Kröpeliner-Tor-Vorstadt. Die Lippen knallrot, der Lidschatten grün- golden, die Wimpern künstlich verlängert, weißes Puder für die Wangen — das obligatorische Make-up, wenn Jörgen Heiser als „Schwester Rosa La Ola Grande vom Orden der perpetuellen Indulgenz“ beim Christopher Street Day (CSD) um Spenden für Aids-Projekte wirbt. Am 20. Juli, wenn Schwule, Lesben und Transgender durch Rostock ziehen, könnte Heiser diese Optik Handschellen einbringen. Nebst Strafanzeige. Auslöser sind die Auflagen des Stadtamts.
Das sieht in der frech-fröhlichen Maskerade einen Verstoß gegen das Vermummungsverbot. Und legt elf Tage, bevor bis zu 5000 Menschen für gleiche Rechte aller auf die Straße gehen, mit einem dicken Katalog an Verboten nach. Fassungslosigkeit beim Rostocker CSD-Verein. „Bleibt die Behörde hart, müssen wir den Tag kurzfristig absagen“, kündigt Mathias Luther vom Vorstand an. Bitter für die sechs Ehrenamtler, die seit einem Jahr Demo und Bühnenprogramm auf dem Neuen Markt vorbereiten.

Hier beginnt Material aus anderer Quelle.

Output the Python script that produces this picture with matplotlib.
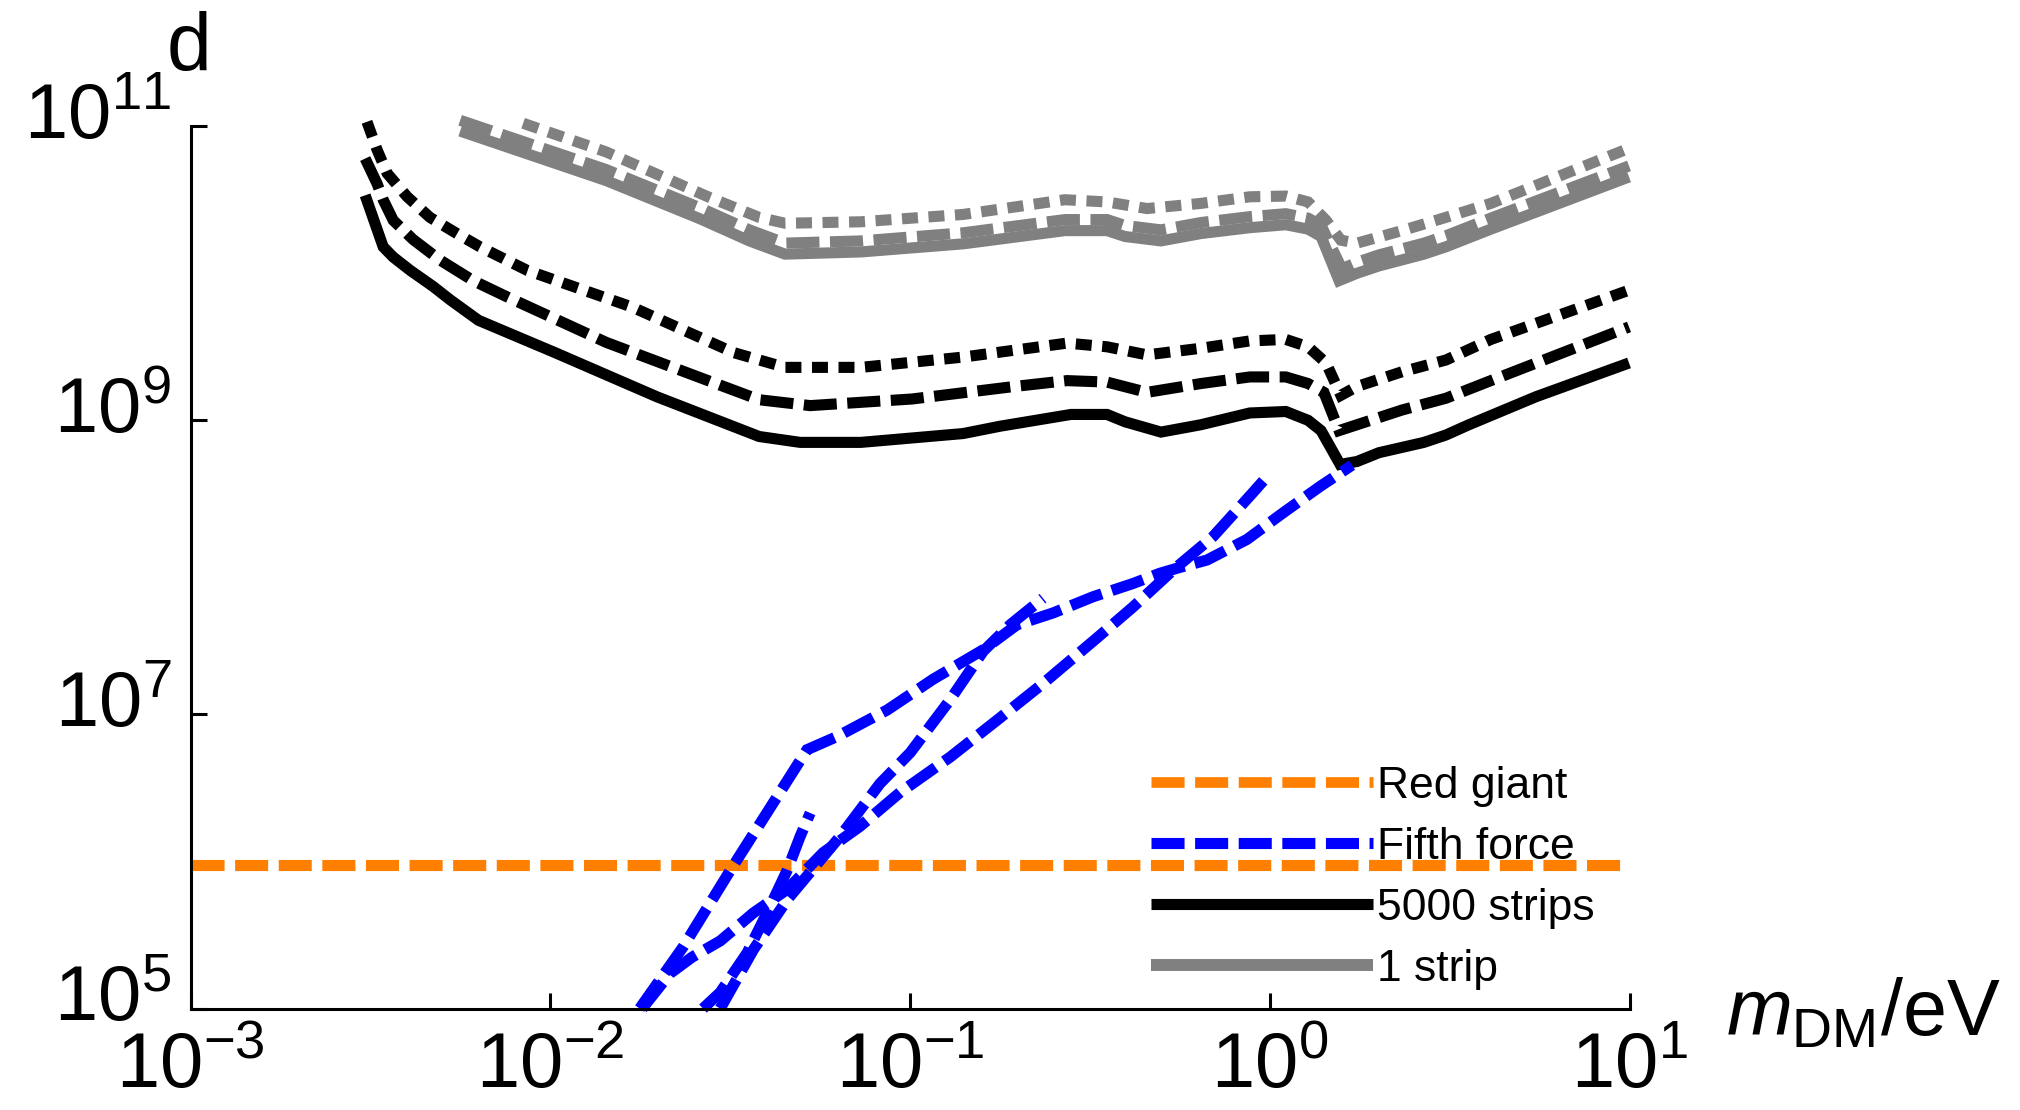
import numpy as np
import matplotlib
matplotlib.use("Agg")
import matplotlib.pyplot as plt
from matplotlib.lines import Line2D
from matplotlib.transforms import ScaledTranslation

plt.rcParams['font.family'] = ['Liberation Sans', 'DejaVu Sans']
plt.rcParams['mathtext.fontset'] = 'custom'
plt.rcParams['mathtext.rm'] = 'Liberation Sans'
plt.rcParams['mathtext.it'] = 'Liberation Sans:italic'
plt.rcParams['mathtext.bf'] = 'Liberation Sans:bold'
plt.rcParams['lines.scale_dashes'] = False

# ---- data: log10(m_DM / eV) and log10(d) ----
# 5000 strips
lx_5000_solid = [-2.515, -2.465, -2.437, -2.390, -2.326, -2.279, -2.200, -1.987, -1.704, -1.420,
                 -1.306, -1.137, -0.853, -0.750, -0.553, -0.453, -0.403, -0.303, -0.192, -0.056,
                 0.044, 0.106, 0.142, 0.195, 0.242, 0.303, 0.428, 0.489, 0.553, 0.739, 0.998]
ly_5000_solid = [10.53, 10.18, 10.11, 10.02, 9.91, 9.82, 9.68, 9.46, 9.16, 8.89,
                 8.85, 8.85, 8.91, 8.96, 9.04, 9.04, 8.99, 8.92, 8.97, 9.05,
                 9.06, 9.00, 8.93, 8.70, 8.72, 8.78, 8.85, 8.90, 8.97, 9.16, 9.39]

lx_5000_dashed = [-2.515, -2.482, -2.465, -2.437, -2.382, -2.307, -2.215, -2.121, -1.845, -1.562,
                  -1.420, -1.278, -0.995, -0.711, -0.564, -0.453, -0.342, -0.192, -0.056, 0.044,
                  0.106, 0.150, 0.192, 0.242, 0.367, 0.489, 0.614, 0.998]
ly_5000_dashed = [10.78, 10.61, 10.50, 10.36, 10.23, 10.09, 9.95, 9.84, 9.53, 9.27,
                  9.14, 9.10, 9.145, 9.23, 9.27, 9.26, 9.19, 9.25, 9.295, 9.295,
                  9.25, 9.19, 8.93, 8.97, 9.07, 9.15, 9.27, 9.635]

lx_5000_dotted = [-2.510, -2.482, -2.454, -2.398, -2.335, -2.260, -2.196, -2.065, -1.773, -1.490,
                  -1.348, -1.137, -0.853, -0.564, -0.453, -0.342, -0.192, -0.056, 0.044, 0.106,
                  0.156, 0.197, 0.242, 0.367, 0.489, 0.614, 0.998]
ly_5000_dotted = [11.03, 10.84, 10.68, 10.52, 10.38, 10.27, 10.18, 10.02, 9.77, 9.46,
                  9.36, 9.36, 9.43, 9.525, 9.50, 9.445, 9.49, 9.54, 9.55, 9.50,
                  9.39, 9.17, 9.23, 9.33, 9.41, 9.55, 9.885]

# 1 strip
lx_1_solid = [-2.251, -1.845, -1.584, -1.447, -1.348, -1.137, -0.853, -0.570, -0.453, -0.403,
              -0.303, -0.192, -0.056, 0.044, 0.106, 0.142, 0.192, 0.242, 0.303, 0.428,
              0.489, 0.614, 0.998]
ly_1_solid = [10.967, 10.63, 10.37, 10.22, 10.13, 10.145, 10.20, 10.29, 10.29, 10.25,
              10.22, 10.27, 10.31, 10.33, 10.30, 10.25, 9.95, 10.00, 10.05, 10.13,
              10.18, 10.30, 10.655]

lx_1_dashed = [-2.251, -1.845, -1.584, -1.447, -1.348, -1.137, -0.853, -0.570, -0.453, -0.403,
               -0.303, -0.192, -0.056, 0.044, 0.106, 0.142, 0.200, 0.242, 0.303, 0.428,
               0.489, 0.614, 0.998]
ly_1_dashed = [11.04, 10.705, 10.445, 10.295, 10.205, 10.22, 10.275, 10.365, 10.365, 10.325,
               10.295, 10.345, 10.385, 10.405, 10.375, 10.325, 10.03, 10.075, 10.125, 10.205,
               10.255, 10.375, 10.73]

lx_1_dotted = [-2.076, -1.845, -1.562, -1.420, -1.348, -1.137, -0.853, -0.570, -0.453, -0.342,
               -0.192, -0.056, 0.044, 0.106, 0.156, 0.197, 0.242, 0.367, 0.489, 0.614, 0.998]
ly_1_dotted = [11.02, 10.825, 10.52, 10.38, 10.34, 10.35, 10.40, 10.50, 10.485, 10.44,
               10.475, 10.52, 10.525, 10.485, 10.36, 10.225, 10.205, 10.29, 10.38, 10.475, 10.85]

# Red giant bound
red_giant_d = 9.5e5

# Fifth force bounds
lx_ff_a = [-1.752, -1.631, -1.500, -1.370, -1.287, -1.203, -1.064, -0.936, -0.797, -0.703,
           -0.603, -0.492, -0.381, -0.306, -0.250, -0.175, -0.064, 0.036, 0.139, 0.228]
ly_ff_a = [5.0, 5.42, 5.94, 6.44, 6.76, 6.85, 7.03, 7.24, 7.44, 7.61,
           7.69, 7.80, 7.89, 7.96, 8.00, 8.05, 8.19, 8.37, 8.55, 8.695]

lx_ff_b = [-1.528, -1.436, -1.342, -1.195, -1.084, -1.000, -0.889, -0.797, -0.722, -0.631]
ly_ff_b = [5.0, 5.40, 5.74, 6.17, 6.53, 6.74, 7.10, 7.43, 7.61, 7.79]

lx_ff_c = [-1.576, -1.528, -1.453, -1.398, -1.342, -1.306, -1.278]
ly_ff_c = [5.0, 5.11, 5.38, 5.65, 5.94, 6.17, 6.33]

lx_ff_d = [-1.745, -1.667, -1.606, -1.528, -1.436, -1.342, -1.242, -1.139, -1.028, -0.889,
           -0.759, -0.631, -0.481, -0.381, -0.270, -0.158, -0.047, 0.000]
ly_ff_d = [5.0, 5.24, 5.35, 5.46, 5.65, 5.81, 6.06, 6.24, 6.47, 6.71,
           6.96, 7.21, 7.52, 7.73, 7.98, 8.21, 8.51, 8.64]

x_ticks = [1e-3, 1e-2, 1e-1, 1e0, 1e1]
x_ticklabels = [r'$10^{-3}$', r'$10^{-2}$', r'$10^{-1}$', r'$10^{0}$', r'$10^{1}$']
y_ticks = [1e5, 1e7, 1e9, 1e11]
y_ticklabels = [r'$10^{5}$', r'$10^{7}$', r'$10^{9}$', r'$10^{11}$']

legend_labels = ['Red giant', 'Fifth force', '5000 strips', '1 strip']

# ---- styles ----
ORANGE = '#FF8000'
BLUE = '#0000FF'
GRAY = '#808080'
BLACK = '#000000'
LW = 8.0
DASH = (23.8, 7.6)
DOT = (11.5, 7.6)


def pw(v):
    return 10.0 ** np.asarray(v)


fig = plt.figure(figsize=(20.2, 11.1), dpi=100)
ax = fig.add_axes([0.0944, 0.0914, 0.7124, 0.7949])
ax.set_xscale('log')
ax.set_yscale('log')

common = dict(lw=LW, clip_on=False, solid_joinstyle='miter', solid_capstyle='butt',
              dash_capstyle='butt', dash_joinstyle='miter')

# 1 strip curves
ax.plot(pw(lx_1_solid), pw(ly_1_solid), color=GRAY, **common)
ax.plot(pw(lx_1_dashed), pw(ly_1_dashed), color=GRAY, dashes=DASH, **common)
ax.plot(pw(lx_1_dotted), pw(ly_1_dotted), color=GRAY, dashes=DOT, **common)

# 5000 strips curves
ax.plot(pw(lx_5000_solid), pw(ly_5000_solid), color=BLACK, **common)
ax.plot(pw(lx_5000_dashed), pw(ly_5000_dashed), color=BLACK, dashes=DASH, **common)
ax.plot(pw(lx_5000_dotted), pw(ly_5000_dotted), color=BLACK, dashes=DOT, **common)

# red giant
ax.plot([1e-3, 1e1], [red_giant_d, red_giant_d], color=ORANGE, dashes=DASH, **common)

# fifth force
for lx, ly in [(lx_ff_a, ly_ff_a), (lx_ff_b, ly_ff_b), (lx_ff_c, ly_ff_c), (lx_ff_d, ly_ff_d)]:
    ax.plot(pw(lx), pw(ly), color=BLUE, dashes=DASH, **common)

ax.set_xlim(1e-3, 1e1)
ax.set_ylim(1e5, 1e11)

ax.xaxis.set_minor_locator(matplotlib.ticker.NullLocator())
ax.yaxis.set_minor_locator(matplotlib.ticker.NullLocator())
ax.set_xticks(x_ticks)
ax.set_xticklabels(x_ticklabels)
ax.set_yticks(y_ticks)
ax.set_yticklabels(y_ticklabels)

for side in ['top', 'right']:
    ax.spines[side].set_visible(False)
for side in ['left', 'bottom']:
    ax.spines[side].set_linewidth(2.2)

ax.tick_params(axis='both', which='major', direction='in', length=11.5, width=2.2,
               labelsize=56, top=False, right=False)
ax.tick_params(axis='x', pad=16)
ax.tick_params(axis='y', pad=14)

# raise the y tick labels so the base "10" sits centred on its tick
lift = ScaledTranslation(0, 0.16, fig.dpi_scale_trans)
for lab in ax.get_yticklabels():
    lab.set_transform(lab.get_transform() + lift)

# legend
handles = [
    Line2D([], [], color=ORANGE, lw=7.7, dashes=DASH, dash_capstyle='butt'),
    Line2D([], [], color=BLUE, lw=8.0, dashes=DASH, dash_capstyle='butt'),
    Line2D([], [], color=BLACK, lw=8.0, solid_capstyle='butt'),
    Line2D([], [], color=GRAY, lw=8.6, solid_capstyle='butt'),
]
ax.legend(handles, legend_labels, loc='lower left', bbox_to_anchor=(0.5698, 0.1083),
          bbox_transform=fig.transFigure, frameon=False, fontsize=32,
          handlelength=5.0, handletextpad=0.08, labelspacing=0.45,
          borderpad=0.0, borderaxespad=0.0)

fig.text(0.0936, 0.937, 'd', fontsize=58, ha='center', va='baseline')
fig.text(0.8545, 0.0676, r'$m_{\mathrm{DM}}$/eV', fontsize=57, ha='left', va='baseline')

fig.savefig('out.png', dpi=100)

„Geht es nach dem Behördenwillen, dürfen weder Musik gespielt noch Getränke oder Grillwurst verkauft, nicht mal Sitzmöglichkeiten aufgestellt werden“, zählt CSD- Vorstand André Kurth auf. „Und das bei einer auf neun Stunden ausgelegten Großveranstaltung.“
Noch schwerer wiegt das Verbot der Kinderbetreuung. Keine Hüpfburg, keine Bastelecke. „Gemäß unserem Motto ,Familie ist Vielfalt! Denn auch wir sind gute Eltern wollten wir dem Nachwuchs von Teilnehmern und Zuschauern Ablenkung bieten. Das Nein ist ein Schlag unter die Gürtellinie“, sagt Luther. Resignation auch bei Mitstreiter Hannes Möller: „Um das Alkoholverbot sicherzustellen, müssten wir den Platz einzäunen, alle Taschen kontrollieren. Unmöglich.“
Das Hickhack zwischen Sachbearbeitern und Organisator zieht sich über Monate. „Das Amt zweifelt die politische Ausrichtung an“, erläutert Luther. „Will uns in die Ecke ,Vergnügungsevent drängen und damit Gebühren verlangen.“ Kosten, die dem Verein bei einer angemeldeten Demo nicht entstünden. Das Geld ist knapp. Rund 10 000 Euro muss der Verein aufbringen, um den CSD zu stemmen. Finanziert von Sponsoren und aus den Einnahmen beteiligter Gastronomen. „Die Jahr für Jahr zu gewinnen, ist ein mühsames Geschäft, da bleibt nichts über“, sagt Kurth.
In einem letzten Akt des Aufbegehrens sucht der Verein nun Hilfe bei den Parteien der Stadt. „Linke und Rostocker Bund haben sofort reagiert“, sagt Luther. Auch die Schirmherrin des CSD, Bürgerschaftspräsidentin Karina Jens, hat sich in die Spur gesetzt: „Die Forderungen der Verwaltung kann ich nicht nachvollziehen.“ Schützenhilfe gibt es auch von Oberbürgermeister Roland Methling (UFR). Der hat seine Mitarbeiter zu einem heutigen Gespräch mit den Veranstaltern vergattert. „Und das mit Ergebnis“, so Methling.